# The polarization identity in Hilbert space

1. Apr 16, 2012

### AxiomOfChoice

If we assume the inner product is linear in the second argument, the polarization identity reads

$$(x,y) = \frac 14 \| x + y \|^2 - \frac 14 \| x - y \|^2 - \frac i4 \|x + iy\|^2 + \frac i4 \| x - iy \|^2.$$

But there is another identity that I've seen referred to in some texts as the "polarization identity", and it is as follows: If T is a linear operator on the Hilbert space, we have

$$(x,Ty) = \frac 14 (x+y,T(x+y)) - \frac 14 (x-y,T(x-y)) - \frac i4 (x+iy,T(x+iy)) + \frac i4 (x-iy,T(x-iy)).$$

I've expanded this out and checked to make sure it's correct, and it is...but is there a quick and painless way to prove this by starting from the first polarization identity above? If so, I really don't see it...my professor seemed to indicate to us that if we defined a kind of ersatz "inner product" on H by letting $(x,y)_1 = (x,Ty)$, then the result would follow if we wrote out the first polarization identity with the norm $\| \cdot \|_1$ instead. But is this really kosher?

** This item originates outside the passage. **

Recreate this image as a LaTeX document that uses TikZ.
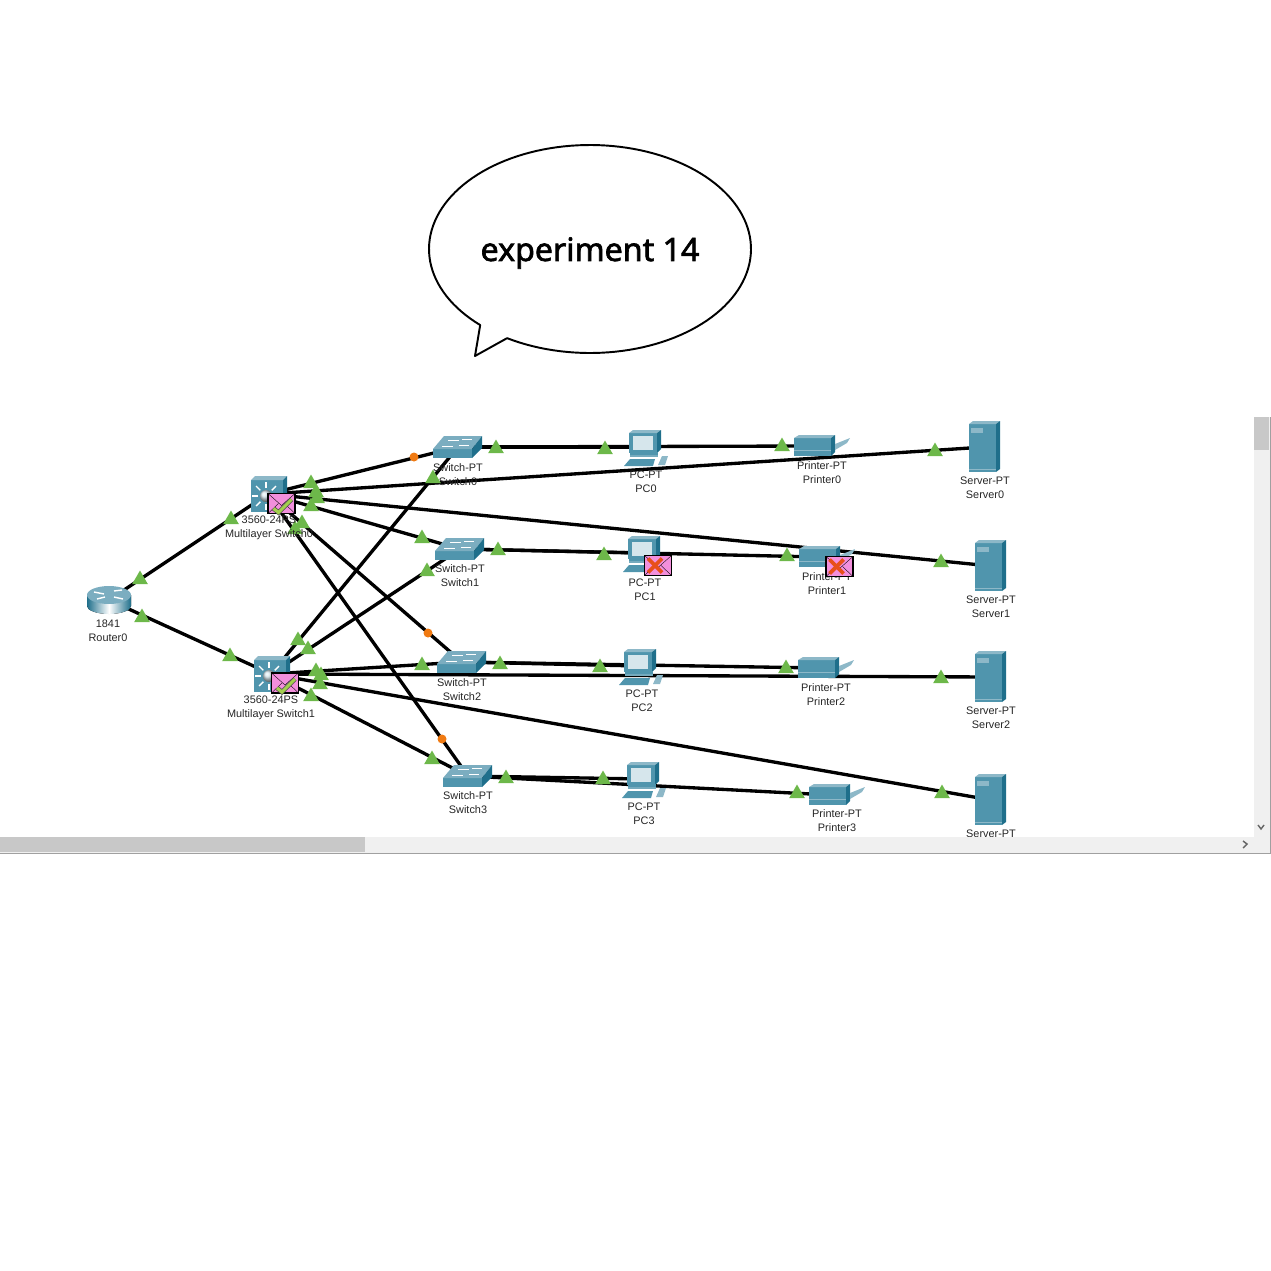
\documentclass[tikz,border=0pt]{standalone}
\usepackage{fontspec}
\setmainfont{Liberation Sans}
\newfontfamily\bubblefont[FakeBold=2]{Noto Sans}
\definecolor{devteal}{HTML}{5095AD}
\definecolor{devdark}{HTML}{1F6F8B}
\definecolor{devlight}{HTML}{8DB8C8}
\definecolor{screenblue}{HTML}{D6E6EC}
\definecolor{lightgreen}{HTML}{6DB84A}
\definecolor{lightorange}{HTML}{F07A12}
\definecolor{envpink}{HTML}{F28FDC}
\definecolor{crossred}{HTML}{E8501A}
\definecolor{checkgreen}{HTML}{A4CF4E}
\definecolor{barbg}{HTML}{F0F0F0}
\definecolor{barthumb}{HTML}{C8C8C8}
\definecolor{barline}{HTML}{A0A0A0}
\tikzset{
  devpt/.style={inner sep=0pt, minimum size=0pt},
  lbl/.style={inner sep=0pt, align=center, text=black!85, font=\fontsize{6.2}{7.94}\selectfont},
  link/.style={line width=1.9pt, black},
  uplight/.style={fill=lightgreen, regular polygon, regular polygon sides=3, inner sep=0pt, minimum size=18*0.02cm, yshift=-1.5*0.02cm},
  orangelight/.style={fill=lightorange, circle, inner sep=0pt, minimum size=9*0.02cm},
  pics/switchicon/.style={code={
    \fill[devteal] (-25,2) rectangle (14,11);
    \fill[devlight!70!devteal] (-25,2) -- (14,2) -- (24,-11) -- (-14,-11) -- cycle;
    \fill[devdark] (14,2) -- (24,-11) -- (24,1) -- (14,11) -- cycle;
    \draw[white, thin] (-10,-7) -- (1,-7);
    \draw[white, thin] (4,-8) -- (14,-8);
    \draw[white, thin] (-16,-1) -- (-5,-1);
    \draw[white, thin] (1,-2) -- (11,-2);
  }},
  pics/pcicon/.style={code={
    \fill[devteal] (-16,-14) rectangle (12,6);
    \fill[devlight] (-16,-14) -- (-12,-17) -- (16,-17) -- (12,-14) -- cycle;
    \fill[devdark] (12,-14) -- (16,-17) -- (16,2) -- (12,6) -- cycle;
    \fill[screenblue] (-12,-11) rectangle (8,3);
    \fill[devteal] (-15,5) rectangle (13,10);
    \fill[devlight!60!devteal] (-15,8) rectangle (13,10);
    \fill[devteal] (-21,19) -- (8,19) -- (10,12) -- (-15,12) -- cycle;
    \fill[devlight] (13,18) -- (17,9) -- (23,9) -- (20,18) -- cycle;
  }},
  pics/printericon/.style={code={
    \fill[devteal] (-21,-8) rectangle (16,10);
    \fill[devlight] (-21,-8) -- (-16,-11) -- (20,-11) -- (16,-8) -- cycle;
    \fill[devdark] (16,-8) -- (20,-11) -- (20,6) -- (16,10) -- cycle;
    \draw[devlight, thin] (-21,4) -- (16,4);
    \fill[devlight] (20,-2) -- (35,-8) -- (32,-3) -- (20,4) -- cycle;
  }},
  pics/servericon/.style={code={
    \fill[devteal] (-16,-23) rectangle (11,25);
    \fill[devlight] (-16,-23) -- (-12,-26) -- (15,-26) -- (11,-23) -- cycle;
    \fill[devdark] (11,-23) -- (15,-26) -- (15,22) -- (11,25) -- cycle;
    \fill[devlight] (-14,-19) rectangle (-2,-14);
    \draw[devlight, thin] (-16,22) -- (11,22);
  }},
  pics/mlsicon/.style={code={
    \fill[devteal] (-17,-14) rectangle (15,18);
    \fill[devlight] (-17,-14) -- (-13,-18) -- (19,-18) -- (15,-14) -- cycle;
    \fill[devdark] (15,-14) -- (19,-18) -- (19,14) -- (15,18) -- cycle;
    \foreach \a in {0,45,...,315}
      \draw[white, thick] (-2,2) ++(\a:8) -- ++(\a:6);
    \shade[ball color=screenblue] (-2,2) circle (6);
  }},
  pics/routericon/.style={code={
    \fill[left color=devdark, right color=devdark, middle color=white] (-22,-5) -- (-22,6) arc (180:360:22*0.02cm and 8*0.02cm) -- (22,-5) -- cycle;
    \fill[devlight!70!devteal] (0,-5) ellipse (22*0.02cm and 9*0.02cm);
    \draw[white, thick] (-15,-8) -- (-5,-6);
    \draw[white, thick] (5,-9) -- (13,-10);
    \draw[white, thick] (-12,-1) -- (-4,-3);
    \draw[white, thick] (5,-3) -- (14,-1);
  }},
  pics/okmail/.style={code={
    \draw[black, fill=envpink, line width=1pt] (-13.5,-10) rectangle (13.5,10);
    \draw[black, very thin] (-13.5,-10) -- (0,2) -- (13.5,-10);
    \draw[black, very thin] (-13.5,10) -- (-3,0);
    \draw[black, very thin] (13.5,10) -- (3,0);
    \draw[black!70, line width=2.6pt] (-8,5) -- (-3,9) -- (10,-4);
    \draw[checkgreen, line width=1.8pt] (-8,5) -- (-3,9) -- (10,-4);
  }},
  pics/badmail/.style={code={
    \draw[black, fill=envpink, line width=1pt] (-13.5,-10) rectangle (13.5,10);
    \draw[black, very thin] (-13.5,-10) -- (0,2) -- (13.5,-10);
    \draw[black, very thin] (-13.5,10) -- (-3,0);
    \draw[black, very thin] (13.5,10) -- (3,0);
    \draw[crossred, line width=2.2pt] (-10,-7) -- (4,7);
    \draw[crossred, line width=2.2pt] (4,-7) -- (-10,7);
  }}
}
\usetikzlibrary{shapes.geometric}
\begin{document}
\begin{tikzpicture}[x=0.02cm, y=-0.02cm]
  \useasboundingbox (0,0) rectangle (1271,1271);

  \coordinate (tail) at (475,356);
  \draw[black, line width=1.1pt, line join=round] plot[domain=133:481, samples=140] ({590+161*cos(\x)},{249+104*sin(\x)}) -- (tail) -- cycle;
  \node[inner sep=0pt, font=\bubblefont\fontsize{18.3}{20}\selectfont] (bubbletext) at (590,253) {experiment 14};

  \node[devpt] (Router0) at (109,600) {};
  \node[devpt] (MSwitch0) at (268,494) {};
  \node[devpt] (MSwitch1) at (271,674) {};
  \node[devpt] (Switch0) at (458,447) {};
  \node[devpt] (Switch1) at (460,549) {};
  \node[devpt] (Switch2) at (462,662) {};
  \node[devpt] (Switch3) at (468,776) {};
  \node[devpt] (PC0) at (645,447) {};
  \node[devpt] (PC1) at (644,553) {};
  \node[devpt] (PC2) at (640,666) {};
  \node[devpt] (PC3) at (643,779) {};
  \node[devpt] (Printer0) at (815,446) {};
  \node[devpt] (Printer1) at (820,557) {};
  \node[devpt] (Printer2) at (819,668) {};
  \node[devpt] (Printer3) at (830,795) {};
  \node[devpt] (Server0) at (985,447) {};
  \node[devpt] (Server1) at (991,566) {};
  \node[devpt] (Server2) at (991,677) {};
  \node[devpt] (Server3) at (991,800) {};

  \draw[link] (Router0) -- (MSwitch0);
  \draw[link] (Router0) -- (MSwitch1);
  \draw[link] (MSwitch0) -- (Switch0);
  \draw[link] (MSwitch0) -- (Switch1);
  \draw[link] (MSwitch0) -- (Switch2);
  \draw[link] (MSwitch0) -- (Switch3);
  \draw[link] (MSwitch0) -- (Server0);
  \draw[link] (MSwitch0) -- (Server1);
  \draw[link] (MSwitch1) -- (Switch0);
  \draw[link] (MSwitch1) -- (Switch1);
  \draw[link] (MSwitch1) -- (Switch2);
  \draw[link] (MSwitch1) -- (Switch3);
  \draw[link] (MSwitch1) -- (Server2);
  \draw[link] (MSwitch1) -- (Server3);
  \draw[link] (Switch0) -- (PC0);
  \draw[link] (Switch0) -- (Printer0);
  \draw[link] (Switch1) -- (PC1);
  \draw[link] (Switch1) -- (Printer1);
  \draw[link] (Switch2) -- (PC2);
  \draw[link] (Switch2) -- (Printer2);
  \draw[link] (Switch3) -- (PC3);
  \draw[link] (Switch3) -- (Printer3);

  \pic at (Router0) {routericon};
  \pic at (MSwitch0) {mlsicon};
  \pic at (MSwitch1) {mlsicon};
  \pic at (Switch0) {switchicon};
  \pic at (Switch1) {switchicon};
  \pic at (Switch2) {switchicon};
  \pic at (Switch3) {switchicon};
  \pic at (PC0) {pcicon};
  \pic at (PC1) {pcicon};
  \pic at (PC2) {pcicon};
  \pic at (PC3) {pcicon};
  \pic at (Printer0) {printericon};
  \pic at (Printer1) {printericon};
  \pic at (Printer2) {printericon};
  \pic at (Printer3) {printericon};
  \pic at (Server0) {servericon};
  \pic at (Server1) {servericon};
  \pic at (Server2) {servericon};
  \pic at (Server3) {servericon};

  \node[uplight] (up1) at (140,578) {};
  \node[uplight] (up2) at (142,616) {};
  \node[uplight] (up3) at (231,518) {};
  \node[uplight] (up4) at (230,655) {};
  \node[uplight] (up5) at (311,482) {};
  \node[uplight] (up6) at (316,491) {};
  \node[uplight] (up7) at (317,497) {};
  \node[uplight] (up8) at (311,505) {};
  \node[uplight] (up9) at (302,522) {};
  \node[uplight] (up10) at (295,528) {};
  \node[uplight] (up11) at (298,639) {};
  \node[uplight] (up12) at (308,648) {};
  \node[uplight] (up13) at (316,670) {};
  \node[uplight] (up14) at (321,674) {};
  \node[uplight] (up15) at (320,683) {};
  \node[uplight] (up16) at (311,695) {};
  \node[uplight] (up17) at (422,537) {};
  \node[uplight] (up18) at (427,570) {};
  \node[uplight] (up19) at (422,664) {};
  \node[uplight] (up20) at (433,477) {};
  \node[uplight] (up21) at (432,758) {};
  \node[uplight] (up22) at (496,447) {};
  \node[uplight] (up23) at (605,448) {};
  \node[uplight] (up24) at (782,445) {};
  \node[uplight] (up25) at (935,450) {};
  \node[uplight] (up26) at (498,549) {};
  \node[uplight] (up27) at (604,554) {};
  \node[uplight] (up28) at (787,555) {};
  \node[uplight] (up29) at (941,561) {};
  \node[uplight] (up30) at (500,663) {};
  \node[uplight] (up31) at (600,666) {};
  \node[uplight] (up32) at (786,667) {};
  \node[uplight] (up33) at (941,677) {};
  \node[uplight] (up34) at (506,777) {};
  \node[uplight] (up35) at (603,778) {};
  \node[uplight] (up36) at (797,792) {};
  \node[uplight] (up37) at (942,792) {};
  \node[orangelight] (dot1) at (414,457) {};
  \node[orangelight] (dot2) at (428,633) {};
  \node[orangelight] (dot3) at (442,739) {};

  \node[lbl] (lbRouter0) at (108,631) {1841\\Router0};
  \node[lbl] (lbMSwitch0) at (269,528) {3560-24PS\\Multilayer Switch0};
  \node[lbl] (lbMSwitch1) at (271,708) {3560-24PS\\Multilayer Switch1};
  \node[lbl] (lbSwitch0) at (458,475) {Switch-PT\\Switch0};
  \node[lbl] (lbSwitch1) at (460,576) {Switch-PT\\Switch1};
  \node[lbl] (lbSwitch2) at (462,690) {Switch-PT\\Switch2};
  \node[lbl] (lbSwitch3) at (468,803) {Switch-PT\\Switch3};
  \node[lbl] (lbPC0) at (646,482) {PC-PT\\PC0};
  \node[lbl] (lbPC1) at (645,590) {PC-PT\\PC1};
  \node[lbl] (lbPC2) at (642,701) {PC-PT\\PC2};
  \node[lbl] (lbPC3) at (644,814) {PC-PT\\PC3};
  \node[lbl] (lbPrinter0) at (822,473) {Printer-PT\\Printer0};
  \node[lbl] (lbPrinter1) at (827,584) {Printer-PT\\Printer1};
  \node[lbl] (lbPrinter2) at (826,695) {Printer-PT\\Printer2};
  \node[lbl] (lbPrinter3) at (837,821) {Printer-PT\\Printer3};
  \node[lbl] (lbServer0) at (985,488) {Server-PT\\Server0};
  \node[lbl] (lbServer1) at (991,607) {Server-PT\\Server1};
  \node[lbl] (lbServer2) at (991,718) {Server-PT\\Server2};
  \node[lbl] (lbServer3) at (991,834) {Server-PT};

  \pic at (281.5,503.5) {okmail};
  \pic at (285,683) {okmail};
  \pic at (658,565.5) {badmail};
  \pic at (839.5,566.5) {badmail};

  \fill[barbg] (1254,417) rectangle (1270,853);
  \fill[barbg] (0,837) rectangle (1270,853);
  \fill[barthumb] (1254,417) rectangle (1269,450);
  \fill[barthumb] (0,837) rectangle (365,852);
  \draw[barline, line width=0.8pt] (1270.5,417) -- (1270.5,853.5) -- (0,853.5);
  \draw[black!60, line width=0.8pt] (1258,825) -- (1261,829) -- (1264,825);
  \draw[black!60, line width=0.8pt] (1243,841) -- (1247,844) -- (1243,848);
\end{tikzpicture}
\end{document}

Also, just out of curiosity...why is it appropriate to call this thing a "polarization" identity?

2. Apr 16, 2012

### mathman

I haven't worked out the details myself. However if you work out the squares of each of the terms in the first equation, all the square terms cancel and you will be left with the inner product terms, which should reproduce the second equation or some variant.

3. Apr 16, 2012

### micromass

Your professor's method is not really kosher. The problem is that $(x,Ty)$ does not define an inner product in general, but only if T is hermitian and positive semi-definite.

Of course, the polarization identity can (probably) be proven in the general case that (x,y) is a conjugate-bilinear map instead of an inner product. But you must really check that you did not use the other properties of an inner product.